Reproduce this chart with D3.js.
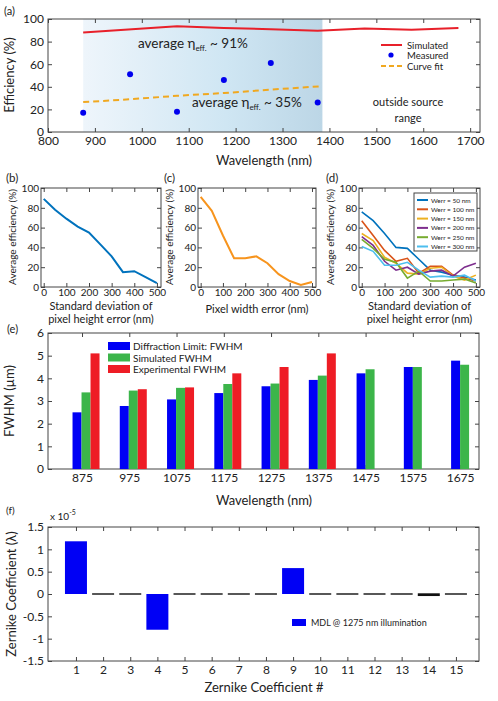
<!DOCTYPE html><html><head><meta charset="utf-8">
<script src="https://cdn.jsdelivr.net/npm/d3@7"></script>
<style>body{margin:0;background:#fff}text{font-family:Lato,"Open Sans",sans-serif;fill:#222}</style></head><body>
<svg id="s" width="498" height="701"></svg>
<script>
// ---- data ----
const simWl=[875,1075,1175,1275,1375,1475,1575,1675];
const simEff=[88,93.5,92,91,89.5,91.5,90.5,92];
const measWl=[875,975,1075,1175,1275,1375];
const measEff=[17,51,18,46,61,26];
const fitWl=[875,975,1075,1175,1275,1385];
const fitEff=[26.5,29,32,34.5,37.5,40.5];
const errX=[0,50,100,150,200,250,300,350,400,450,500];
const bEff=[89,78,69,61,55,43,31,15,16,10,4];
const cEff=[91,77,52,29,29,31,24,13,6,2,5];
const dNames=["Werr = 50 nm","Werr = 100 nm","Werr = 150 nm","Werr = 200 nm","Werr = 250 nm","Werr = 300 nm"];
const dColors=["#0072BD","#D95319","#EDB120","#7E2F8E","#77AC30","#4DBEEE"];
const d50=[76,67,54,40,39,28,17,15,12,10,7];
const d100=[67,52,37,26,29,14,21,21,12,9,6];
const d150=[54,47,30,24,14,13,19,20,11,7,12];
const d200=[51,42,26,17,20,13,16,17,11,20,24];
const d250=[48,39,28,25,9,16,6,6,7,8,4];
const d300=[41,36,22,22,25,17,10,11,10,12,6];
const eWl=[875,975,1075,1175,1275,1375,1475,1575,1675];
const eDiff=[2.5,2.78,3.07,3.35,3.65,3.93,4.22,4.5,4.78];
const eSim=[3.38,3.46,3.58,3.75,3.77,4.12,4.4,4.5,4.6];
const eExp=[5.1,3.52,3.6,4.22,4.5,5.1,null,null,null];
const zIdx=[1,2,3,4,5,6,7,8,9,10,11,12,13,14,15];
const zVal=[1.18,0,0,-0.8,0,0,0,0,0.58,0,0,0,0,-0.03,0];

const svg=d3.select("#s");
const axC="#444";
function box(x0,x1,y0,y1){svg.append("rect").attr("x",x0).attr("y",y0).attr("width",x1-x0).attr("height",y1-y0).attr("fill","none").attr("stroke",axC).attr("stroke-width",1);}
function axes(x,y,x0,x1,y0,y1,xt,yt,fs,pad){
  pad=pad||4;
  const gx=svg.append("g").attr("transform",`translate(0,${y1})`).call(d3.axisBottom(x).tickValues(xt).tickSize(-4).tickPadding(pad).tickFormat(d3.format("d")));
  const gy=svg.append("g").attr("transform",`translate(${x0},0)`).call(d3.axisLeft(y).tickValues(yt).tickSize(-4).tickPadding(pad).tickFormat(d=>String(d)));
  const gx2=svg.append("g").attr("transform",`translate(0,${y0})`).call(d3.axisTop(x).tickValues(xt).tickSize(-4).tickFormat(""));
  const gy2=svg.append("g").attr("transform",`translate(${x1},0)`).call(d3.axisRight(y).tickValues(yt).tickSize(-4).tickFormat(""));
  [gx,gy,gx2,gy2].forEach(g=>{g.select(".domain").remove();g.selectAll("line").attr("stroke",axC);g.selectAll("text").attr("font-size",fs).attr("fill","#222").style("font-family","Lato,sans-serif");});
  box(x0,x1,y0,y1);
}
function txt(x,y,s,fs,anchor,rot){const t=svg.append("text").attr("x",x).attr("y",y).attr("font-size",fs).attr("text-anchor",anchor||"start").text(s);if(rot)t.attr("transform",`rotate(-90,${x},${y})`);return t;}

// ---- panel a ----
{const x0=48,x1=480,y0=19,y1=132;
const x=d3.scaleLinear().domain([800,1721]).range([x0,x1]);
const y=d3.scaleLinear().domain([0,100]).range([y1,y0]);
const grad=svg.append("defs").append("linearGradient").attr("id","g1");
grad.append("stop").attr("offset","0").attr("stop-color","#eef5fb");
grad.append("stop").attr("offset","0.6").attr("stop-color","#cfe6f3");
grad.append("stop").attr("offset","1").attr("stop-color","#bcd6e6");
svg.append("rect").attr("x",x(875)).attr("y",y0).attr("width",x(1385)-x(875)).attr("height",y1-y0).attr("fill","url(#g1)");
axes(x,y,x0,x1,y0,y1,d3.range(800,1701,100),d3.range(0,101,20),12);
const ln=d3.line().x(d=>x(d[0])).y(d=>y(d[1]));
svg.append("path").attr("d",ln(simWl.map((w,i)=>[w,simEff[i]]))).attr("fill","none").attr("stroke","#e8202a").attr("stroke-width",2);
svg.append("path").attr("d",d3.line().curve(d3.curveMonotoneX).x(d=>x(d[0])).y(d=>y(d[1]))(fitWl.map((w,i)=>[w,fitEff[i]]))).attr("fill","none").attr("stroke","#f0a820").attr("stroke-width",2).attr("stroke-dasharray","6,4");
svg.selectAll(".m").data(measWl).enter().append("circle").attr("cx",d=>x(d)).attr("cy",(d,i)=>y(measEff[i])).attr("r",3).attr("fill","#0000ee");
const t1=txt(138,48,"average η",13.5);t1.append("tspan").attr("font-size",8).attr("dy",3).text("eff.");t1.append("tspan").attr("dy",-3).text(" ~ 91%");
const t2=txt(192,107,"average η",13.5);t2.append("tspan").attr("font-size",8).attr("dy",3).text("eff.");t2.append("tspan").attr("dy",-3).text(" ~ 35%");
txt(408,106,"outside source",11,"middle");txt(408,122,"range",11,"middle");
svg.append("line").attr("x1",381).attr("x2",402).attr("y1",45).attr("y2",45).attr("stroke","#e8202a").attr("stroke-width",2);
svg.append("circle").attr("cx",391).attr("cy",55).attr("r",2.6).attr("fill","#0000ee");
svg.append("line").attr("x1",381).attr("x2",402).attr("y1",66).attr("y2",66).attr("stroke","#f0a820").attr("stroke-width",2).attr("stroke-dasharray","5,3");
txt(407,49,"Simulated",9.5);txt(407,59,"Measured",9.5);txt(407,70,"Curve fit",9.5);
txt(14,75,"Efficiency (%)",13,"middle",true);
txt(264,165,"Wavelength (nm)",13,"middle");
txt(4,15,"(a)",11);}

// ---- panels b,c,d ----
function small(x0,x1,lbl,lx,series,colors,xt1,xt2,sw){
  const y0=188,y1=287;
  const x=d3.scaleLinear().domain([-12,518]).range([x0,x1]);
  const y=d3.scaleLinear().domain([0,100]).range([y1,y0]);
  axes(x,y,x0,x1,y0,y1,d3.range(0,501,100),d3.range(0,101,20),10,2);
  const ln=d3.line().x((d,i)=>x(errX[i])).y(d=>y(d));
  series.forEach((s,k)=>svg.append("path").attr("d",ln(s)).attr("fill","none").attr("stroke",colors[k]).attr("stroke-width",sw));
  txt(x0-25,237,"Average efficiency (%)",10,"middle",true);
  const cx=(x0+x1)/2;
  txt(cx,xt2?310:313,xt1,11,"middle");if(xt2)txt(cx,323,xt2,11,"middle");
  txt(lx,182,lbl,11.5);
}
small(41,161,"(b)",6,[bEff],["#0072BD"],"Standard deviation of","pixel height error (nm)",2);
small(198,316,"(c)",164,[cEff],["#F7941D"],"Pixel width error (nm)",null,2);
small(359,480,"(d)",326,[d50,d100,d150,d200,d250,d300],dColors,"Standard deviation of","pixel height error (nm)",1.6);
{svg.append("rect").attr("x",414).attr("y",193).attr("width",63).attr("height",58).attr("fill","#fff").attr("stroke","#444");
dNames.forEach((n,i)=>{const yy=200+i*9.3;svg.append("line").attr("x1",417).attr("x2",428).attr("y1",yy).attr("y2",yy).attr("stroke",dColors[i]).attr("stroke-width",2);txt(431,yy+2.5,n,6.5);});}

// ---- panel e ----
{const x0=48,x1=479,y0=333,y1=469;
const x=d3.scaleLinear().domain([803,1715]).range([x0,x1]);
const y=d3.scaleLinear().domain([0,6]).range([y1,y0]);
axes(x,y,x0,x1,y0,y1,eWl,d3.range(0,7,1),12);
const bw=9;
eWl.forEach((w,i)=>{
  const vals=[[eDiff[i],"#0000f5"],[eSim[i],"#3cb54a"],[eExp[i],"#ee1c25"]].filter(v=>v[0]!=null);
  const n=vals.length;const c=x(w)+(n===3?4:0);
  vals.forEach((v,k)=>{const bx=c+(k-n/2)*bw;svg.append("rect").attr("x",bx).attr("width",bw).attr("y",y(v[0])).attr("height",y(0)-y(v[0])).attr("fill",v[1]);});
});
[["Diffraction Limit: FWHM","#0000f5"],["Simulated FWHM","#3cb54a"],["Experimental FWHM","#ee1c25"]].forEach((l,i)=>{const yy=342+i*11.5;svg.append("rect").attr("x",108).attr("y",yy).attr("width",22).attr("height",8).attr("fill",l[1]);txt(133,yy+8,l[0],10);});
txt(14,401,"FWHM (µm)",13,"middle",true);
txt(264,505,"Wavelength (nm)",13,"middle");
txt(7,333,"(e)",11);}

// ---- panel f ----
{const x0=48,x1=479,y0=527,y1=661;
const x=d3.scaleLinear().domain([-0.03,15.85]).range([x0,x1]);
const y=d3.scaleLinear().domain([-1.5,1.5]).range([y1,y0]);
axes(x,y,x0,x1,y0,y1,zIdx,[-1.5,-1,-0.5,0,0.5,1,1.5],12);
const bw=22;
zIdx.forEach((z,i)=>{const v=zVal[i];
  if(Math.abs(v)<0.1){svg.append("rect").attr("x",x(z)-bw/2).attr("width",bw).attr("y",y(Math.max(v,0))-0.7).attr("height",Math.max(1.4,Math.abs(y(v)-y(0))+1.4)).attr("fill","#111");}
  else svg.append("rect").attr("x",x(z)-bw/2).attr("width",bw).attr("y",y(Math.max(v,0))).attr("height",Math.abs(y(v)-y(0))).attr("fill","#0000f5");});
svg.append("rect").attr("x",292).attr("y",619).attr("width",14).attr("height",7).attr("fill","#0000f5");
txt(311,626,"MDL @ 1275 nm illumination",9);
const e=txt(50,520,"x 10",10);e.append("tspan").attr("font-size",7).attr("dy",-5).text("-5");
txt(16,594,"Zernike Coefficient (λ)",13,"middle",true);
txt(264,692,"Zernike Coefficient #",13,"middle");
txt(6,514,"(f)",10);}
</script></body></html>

----------

* PROBLEM STATEMENT *
Leave out the pictures and restate, word for word, the lines from the top of the data through the line containing "const zVal=[1.18,0,0,-0.8,0,0,0,0,0.58,0,0,0,0,-0.03,0];", both included.

* FULL RESPONSE *
Reproduce this chart with D3.js.
<!DOCTYPE html><html><head><meta charset="utf-8">
<script src="https://cdn.jsdelivr.net/npm/d3@7"></script>
<style>body{margin:0;background:#fff}text{font-family:Lato,"Open Sans",sans-serif;fill:#222}</style></head><body>
<svg id="s" width="498" height="701"></svg>
<script>
// ---- data ----
const simWl=[875,1075,1175,1275,1375,1475,1575,1675];
const simEff=[88,93.5,92,91,89.5,91.5,90.5,92];
const measWl=[875,975,1075,1175,1275,1375];
const measEff=[17,51,18,46,61,26];
const fitWl=[875,975,1075,1175,1275,1385];
const fitEff=[26.5,29,32,34.5,37.5,40.5];
const errX=[0,50,100,150,200,250,300,350,400,450,500];
const bEff=[89,78,69,61,55,43,31,15,16,10,4];
const cEff=[91,77,52,29,29,31,24,13,6,2,5];
const dNames=["Werr = 50 nm","Werr = 100 nm","Werr = 150 nm","Werr = 200 nm","Werr = 250 nm","Werr = 300 nm"];
const dColors=["#0072BD","#D95319","#EDB120","#7E2F8E","#77AC30","#4DBEEE"];
const d50=[76,67,54,40,39,28,17,15,12,10,7];
const d100=[67,52,37,26,29,14,21,21,12,9,6];
const d150=[54,47,30,24,14,13,19,20,11,7,12];
const d200=[51,42,26,17,20,13,16,17,11,20,24];
const d250=[48,39,28,25,9,16,6,6,7,8,4];
const d300=[41,36,22,22,25,17,10,11,10,12,6];
const eWl=[875,975,1075,1175,1275,1375,1475,1575,1675];
const eDiff=[2.5,2.78,3.07,3.35,3.65,3.93,4.22,4.5,4.78];
const eSim=[3.38,3.46,3.58,3.75,3.77,4.12,4.4,4.5,4.6];
const eExp=[5.1,3.52,3.6,4.22,4.5,5.1,null,null,null];
const zIdx=[1,2,3,4,5,6,7,8,9,10,11,12,13,14,15];
const zVal=[1.18,0,0,-0.8,0,0,0,0,0.58,0,0,0,0,-0.03,0];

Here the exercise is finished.